Reproduce the records. Keep every word exact and include no images.

━━━━━━━━━━━━━━━━━━━━━━━━━━━━━━

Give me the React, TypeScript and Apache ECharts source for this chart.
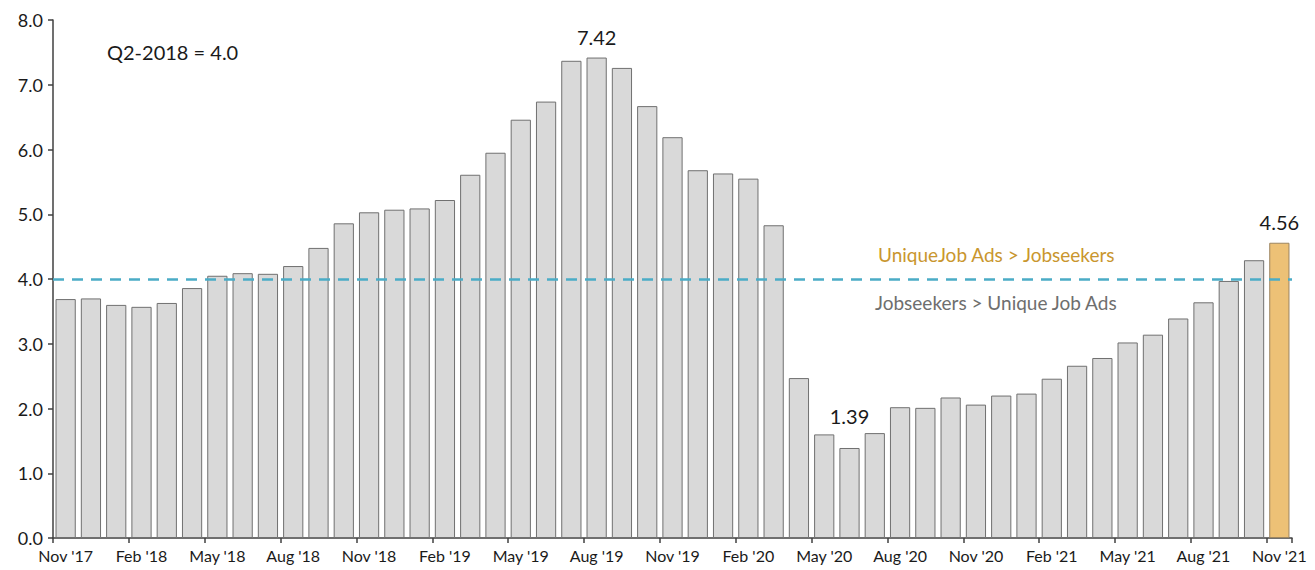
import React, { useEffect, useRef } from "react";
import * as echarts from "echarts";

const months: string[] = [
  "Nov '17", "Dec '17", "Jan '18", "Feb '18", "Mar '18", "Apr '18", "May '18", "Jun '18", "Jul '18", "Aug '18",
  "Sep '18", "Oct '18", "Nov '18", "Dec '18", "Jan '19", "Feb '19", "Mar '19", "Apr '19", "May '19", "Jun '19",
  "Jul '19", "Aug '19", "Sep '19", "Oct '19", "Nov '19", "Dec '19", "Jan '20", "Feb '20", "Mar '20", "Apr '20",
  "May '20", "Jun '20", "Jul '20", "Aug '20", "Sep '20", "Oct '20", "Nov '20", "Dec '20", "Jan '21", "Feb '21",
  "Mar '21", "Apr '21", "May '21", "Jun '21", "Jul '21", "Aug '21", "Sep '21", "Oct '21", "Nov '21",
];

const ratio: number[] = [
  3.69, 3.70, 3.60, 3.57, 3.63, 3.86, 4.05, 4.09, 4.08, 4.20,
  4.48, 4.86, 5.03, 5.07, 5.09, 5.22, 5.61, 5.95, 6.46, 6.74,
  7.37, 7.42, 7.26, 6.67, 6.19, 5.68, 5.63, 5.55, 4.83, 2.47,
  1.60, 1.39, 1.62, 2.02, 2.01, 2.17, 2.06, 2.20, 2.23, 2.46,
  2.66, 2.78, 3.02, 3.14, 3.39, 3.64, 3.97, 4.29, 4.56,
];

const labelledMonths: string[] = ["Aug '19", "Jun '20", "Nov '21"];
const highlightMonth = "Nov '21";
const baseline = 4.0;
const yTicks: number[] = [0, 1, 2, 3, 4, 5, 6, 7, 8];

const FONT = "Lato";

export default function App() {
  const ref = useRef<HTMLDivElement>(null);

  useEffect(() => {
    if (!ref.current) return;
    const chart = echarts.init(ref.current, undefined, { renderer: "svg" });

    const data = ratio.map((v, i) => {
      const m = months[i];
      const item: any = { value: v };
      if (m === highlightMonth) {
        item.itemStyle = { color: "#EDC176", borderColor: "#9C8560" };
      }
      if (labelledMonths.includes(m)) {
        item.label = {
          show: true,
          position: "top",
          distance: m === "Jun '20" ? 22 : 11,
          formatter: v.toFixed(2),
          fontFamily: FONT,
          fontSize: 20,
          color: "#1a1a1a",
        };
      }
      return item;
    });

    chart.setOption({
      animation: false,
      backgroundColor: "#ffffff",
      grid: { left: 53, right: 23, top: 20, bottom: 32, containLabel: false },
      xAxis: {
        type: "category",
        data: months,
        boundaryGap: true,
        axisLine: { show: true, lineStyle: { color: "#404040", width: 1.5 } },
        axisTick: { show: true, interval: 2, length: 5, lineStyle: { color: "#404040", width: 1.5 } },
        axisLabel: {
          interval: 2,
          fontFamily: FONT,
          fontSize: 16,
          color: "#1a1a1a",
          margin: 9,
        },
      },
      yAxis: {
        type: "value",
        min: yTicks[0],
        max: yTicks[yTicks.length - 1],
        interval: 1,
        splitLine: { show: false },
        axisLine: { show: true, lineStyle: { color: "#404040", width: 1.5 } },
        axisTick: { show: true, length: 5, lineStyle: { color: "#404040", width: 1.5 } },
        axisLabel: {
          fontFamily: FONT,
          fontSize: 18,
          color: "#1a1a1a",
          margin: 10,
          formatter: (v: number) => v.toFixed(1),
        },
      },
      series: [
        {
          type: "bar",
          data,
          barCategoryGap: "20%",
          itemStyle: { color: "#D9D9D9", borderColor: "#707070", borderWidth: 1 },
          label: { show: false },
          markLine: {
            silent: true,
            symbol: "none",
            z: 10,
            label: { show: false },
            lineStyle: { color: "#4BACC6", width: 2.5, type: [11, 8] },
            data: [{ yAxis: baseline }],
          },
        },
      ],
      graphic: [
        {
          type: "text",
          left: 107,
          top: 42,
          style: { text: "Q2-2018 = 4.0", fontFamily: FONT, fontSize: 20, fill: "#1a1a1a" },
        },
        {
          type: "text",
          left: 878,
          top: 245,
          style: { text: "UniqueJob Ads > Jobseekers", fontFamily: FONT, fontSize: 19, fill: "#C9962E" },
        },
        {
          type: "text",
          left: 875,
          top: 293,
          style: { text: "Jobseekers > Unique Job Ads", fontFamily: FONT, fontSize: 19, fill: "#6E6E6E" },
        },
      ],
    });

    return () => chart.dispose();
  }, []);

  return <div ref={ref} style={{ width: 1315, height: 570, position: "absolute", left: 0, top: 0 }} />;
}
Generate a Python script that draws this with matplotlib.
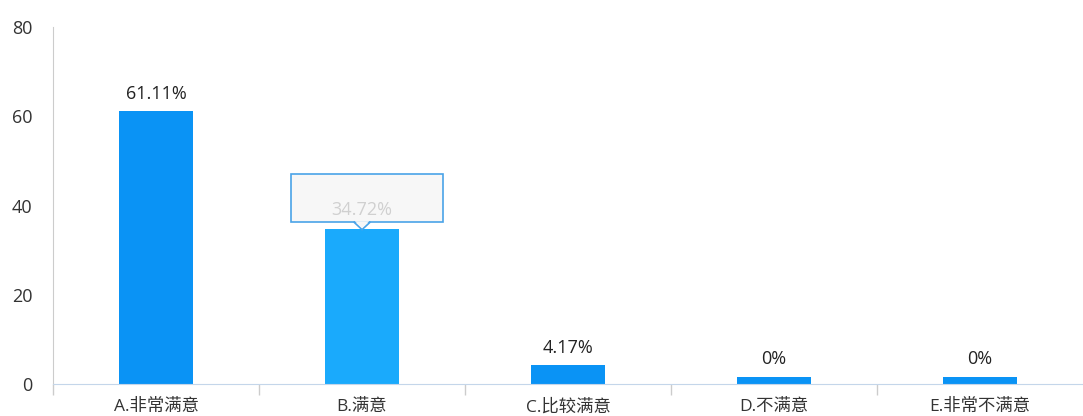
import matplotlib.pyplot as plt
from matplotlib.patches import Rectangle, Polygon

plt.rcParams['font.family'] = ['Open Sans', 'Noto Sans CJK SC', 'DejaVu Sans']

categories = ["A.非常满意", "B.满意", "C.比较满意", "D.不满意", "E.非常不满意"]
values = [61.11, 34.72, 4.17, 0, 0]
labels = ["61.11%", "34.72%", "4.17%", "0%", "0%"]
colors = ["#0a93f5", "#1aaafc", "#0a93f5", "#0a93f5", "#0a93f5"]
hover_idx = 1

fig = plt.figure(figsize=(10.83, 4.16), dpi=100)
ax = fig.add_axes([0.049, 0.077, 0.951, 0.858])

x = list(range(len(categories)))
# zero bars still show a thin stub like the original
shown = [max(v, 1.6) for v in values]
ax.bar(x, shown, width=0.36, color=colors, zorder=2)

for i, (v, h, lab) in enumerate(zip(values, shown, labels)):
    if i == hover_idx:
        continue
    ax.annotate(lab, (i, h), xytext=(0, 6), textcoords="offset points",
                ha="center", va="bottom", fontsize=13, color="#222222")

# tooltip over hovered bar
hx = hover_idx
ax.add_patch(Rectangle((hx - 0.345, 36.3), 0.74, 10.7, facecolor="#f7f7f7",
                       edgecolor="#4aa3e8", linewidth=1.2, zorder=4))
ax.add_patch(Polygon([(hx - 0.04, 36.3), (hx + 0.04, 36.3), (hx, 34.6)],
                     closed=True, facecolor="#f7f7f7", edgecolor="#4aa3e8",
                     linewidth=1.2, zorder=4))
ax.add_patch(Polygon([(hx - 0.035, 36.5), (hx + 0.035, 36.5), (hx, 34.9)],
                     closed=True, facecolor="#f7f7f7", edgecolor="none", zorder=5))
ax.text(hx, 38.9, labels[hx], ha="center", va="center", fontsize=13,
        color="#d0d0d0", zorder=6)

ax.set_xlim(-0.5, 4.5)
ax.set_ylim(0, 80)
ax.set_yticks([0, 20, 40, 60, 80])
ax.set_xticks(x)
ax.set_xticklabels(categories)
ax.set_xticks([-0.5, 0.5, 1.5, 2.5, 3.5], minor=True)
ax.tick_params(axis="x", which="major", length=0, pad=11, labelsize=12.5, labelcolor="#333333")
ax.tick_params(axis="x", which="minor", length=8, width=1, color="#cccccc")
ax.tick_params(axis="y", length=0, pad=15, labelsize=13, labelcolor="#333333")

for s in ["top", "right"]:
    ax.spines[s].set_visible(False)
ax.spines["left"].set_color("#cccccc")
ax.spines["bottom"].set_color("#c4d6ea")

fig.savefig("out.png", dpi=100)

━━━━━━━━━━━━━━━━━━━━━━━━━━━━━━

Full response =
Give me the React, TypeScript and Apache ECharts source for this chart.
import React, { useEffect, useRef } from "react";
import * as echarts from "echarts";

const months: string[] = [
  "Nov '17", "Dec '17", "Jan '18", "Feb '18", "Mar '18", "Apr '18", "May '18", "Jun '18", "Jul '18", "Aug '18",
  "Sep '18", "Oct '18", "Nov '18", "Dec '18", "Jan '19", "Feb '19", "Mar '19", "Apr '19", "May '19", "Jun '19",
  "Jul '19", "Aug '19", "Sep '19", "Oct '19", "Nov '19", "Dec '19", "Jan '20", "Feb '20", "Mar '20", "Apr '20",
  "May '20", "Jun '20", "Jul '20", "Aug '20", "Sep '20", "Oct '20", "Nov '20", "Dec '20", "Jan '21", "Feb '21",
  "Mar '21", "Apr '21", "May '21", "Jun '21", "Jul '21", "Aug '21", "Sep '21", "Oct '21", "Nov '21",
];

const ratio: number[] = [
  3.69, 3.70, 3.60, 3.57, 3.63, 3.86, 4.05, 4.09, 4.08, 4.20,
  4.48, 4.86, 5.03, 5.07, 5.09, 5.22, 5.61, 5.95, 6.46, 6.74,
  7.37, 7.42, 7.26, 6.67, 6.19, 5.68, 5.63, 5.55, 4.83, 2.47,
  1.60, 1.39, 1.62, 2.02, 2.01, 2.17, 2.06, 2.20, 2.23, 2.46,
  2.66, 2.78, 3.02, 3.14, 3.39, 3.64, 3.97, 4.29, 4.56,
];

const labelledMonths: string[] = ["Aug '19", "Jun '20", "Nov '21"];
const highlightMonth = "Nov '21";
const baseline = 4.0;
const yTicks: number[] = [0, 1, 2, 3, 4, 5, 6, 7, 8];

const FONT = "Lato";

export default function App() {
  const ref = useRef<HTMLDivElement>(null);

  useEffect(() => {
    if (!ref.current) return;
    const chart = echarts.init(ref.current, undefined, { renderer: "svg" });

    const data = ratio.map((v, i) => {
      const m = months[i];
      const item: any = { value: v };
      if (m === highlightMonth) {
        item.itemStyle = { color: "#EDC176", borderColor: "#9C8560" };
      }
      if (labelledMonths.includes(m)) {
        item.label = {
          show: true,
          position: "top",
          distance: m === "Jun '20" ? 22 : 11,
          formatter: v.toFixed(2),
          fontFamily: FONT,
          fontSize: 20,
          color: "#1a1a1a",
        };
      }
      return item;
    });

    chart.setOption({
      animation: false,
      backgroundColor: "#ffffff",
      grid: { left: 53, right: 23, top: 20, bottom: 32, containLabel: false },
      xAxis: {
        type: "category",
        data: months,
        boundaryGap: true,
        axisLine: { show: true, lineStyle: { color: "#404040", width: 1.5 } },
        axisTick: { show: true, interval: 2, length: 5, lineStyle: { color: "#404040", width: 1.5 } },
        axisLabel: {
          interval: 2,
          fontFamily: FONT,
          fontSize: 16,
          color: "#1a1a1a",
          margin: 9,
        },
      },
      yAxis: {
        type: "value",
        min: yTicks[0],
        max: yTicks[yTicks.length - 1],
        interval: 1,
        splitLine: { show: false },
        axisLine: { show: true, lineStyle: { color: "#404040", width: 1.5 } },
        axisTick: { show: true, length: 5, lineStyle: { color: "#404040", width: 1.5 } },
        axisLabel: {
          fontFamily: FONT,
          fontSize: 18,
          color: "#1a1a1a",
          margin: 10,
          formatter: (v: number) => v.toFixed(1),
        },
      },
      series: [
        {
          type: "bar",
          data,
          barCategoryGap: "20%",
          itemStyle: { color: "#D9D9D9", borderColor: "#707070", borderWidth: 1 },
          label: { show: false },
          markLine: {
            silent: true,
            symbol: "none",
            z: 10,
            label: { show: false },
            lineStyle: { color: "#4BACC6", width: 2.5, type: [11, 8] },
            data: [{ yAxis: baseline }],
          },
        },
      ],
      graphic: [
        {
          type: "text",
          left: 107,
          top: 42,
          style: { text: "Q2-2018 = 4.0", fontFamily: FONT, fontSize: 20, fill: "#1a1a1a" },
        },
        {
          type: "text",
          left: 878,
          top: 245,
          style: { text: "UniqueJob Ads > Jobseekers", fontFamily: FONT, fontSize: 19, fill: "#C9962E" },
        },
        {
          type: "text",
          left: 875,
          top: 293,
          style: { text: "Jobseekers > Unique Job Ads", fontFamily: FONT, fontSize: 19, fill: "#6E6E6E" },
        },
      ],
    });

    return () => chart.dispose();
  }, []);

  return <div ref={ref} style={{ width: 1315, height: 570, position: "absolute", left: 0, top: 0 }} />;
}
Generate a Python script that draws this with matplotlib.
import matplotlib.pyplot as plt
from matplotlib.patches import Rectangle, Polygon

plt.rcParams['font.family'] = ['Open Sans', 'Noto Sans CJK SC', 'DejaVu Sans']

categories = ["A.非常满意", "B.满意", "C.比较满意", "D.不满意", "E.非常不满意"]
values = [61.11, 34.72, 4.17, 0, 0]
labels = ["61.11%", "34.72%", "4.17%", "0%", "0%"]
colors = ["#0a93f5", "#1aaafc", "#0a93f5", "#0a93f5", "#0a93f5"]
hover_idx = 1

fig = plt.figure(figsize=(10.83, 4.16), dpi=100)
ax = fig.add_axes([0.049, 0.077, 0.951, 0.858])

x = list(range(len(categories)))
# zero bars still show a thin stub like the original
shown = [max(v, 1.6) for v in values]
ax.bar(x, shown, width=0.36, color=colors, zorder=2)

for i, (v, h, lab) in enumerate(zip(values, shown, labels)):
    if i == hover_idx:
        continue
    ax.annotate(lab, (i, h), xytext=(0, 6), textcoords="offset points",
                ha="center", va="bottom", fontsize=13, color="#222222")

# tooltip over hovered bar
hx = hover_idx
ax.add_patch(Rectangle((hx - 0.345, 36.3), 0.74, 10.7, facecolor="#f7f7f7",
                       edgecolor="#4aa3e8", linewidth=1.2, zorder=4))
ax.add_patch(Polygon([(hx - 0.04, 36.3), (hx + 0.04, 36.3), (hx, 34.6)],
                     closed=True, facecolor="#f7f7f7", edgecolor="#4aa3e8",
                     linewidth=1.2, zorder=4))
ax.add_patch(Polygon([(hx - 0.035, 36.5), (hx + 0.035, 36.5), (hx, 34.9)],
                     closed=True, facecolor="#f7f7f7", edgecolor="none", zorder=5))
ax.text(hx, 38.9, labels[hx], ha="center", va="center", fontsize=13,
        color="#d0d0d0", zorder=6)

ax.set_xlim(-0.5, 4.5)
ax.set_ylim(0, 80)
ax.set_yticks([0, 20, 40, 60, 80])
ax.set_xticks(x)
ax.set_xticklabels(categories)
ax.set_xticks([-0.5, 0.5, 1.5, 2.5, 3.5], minor=True)
ax.tick_params(axis="x", which="major", length=0, pad=11, labelsize=12.5, labelcolor="#333333")
ax.tick_params(axis="x", which="minor", length=8, width=1, color="#cccccc")
ax.tick_params(axis="y", length=0, pad=15, labelsize=13, labelcolor="#333333")

for s in ["top", "right"]:
    ax.spines[s].set_visible(False)
ax.spines["left"].set_color("#cccccc")
ax.spines["bottom"].set_color("#c4d6ea")

fig.savefig("out.png", dpi=100)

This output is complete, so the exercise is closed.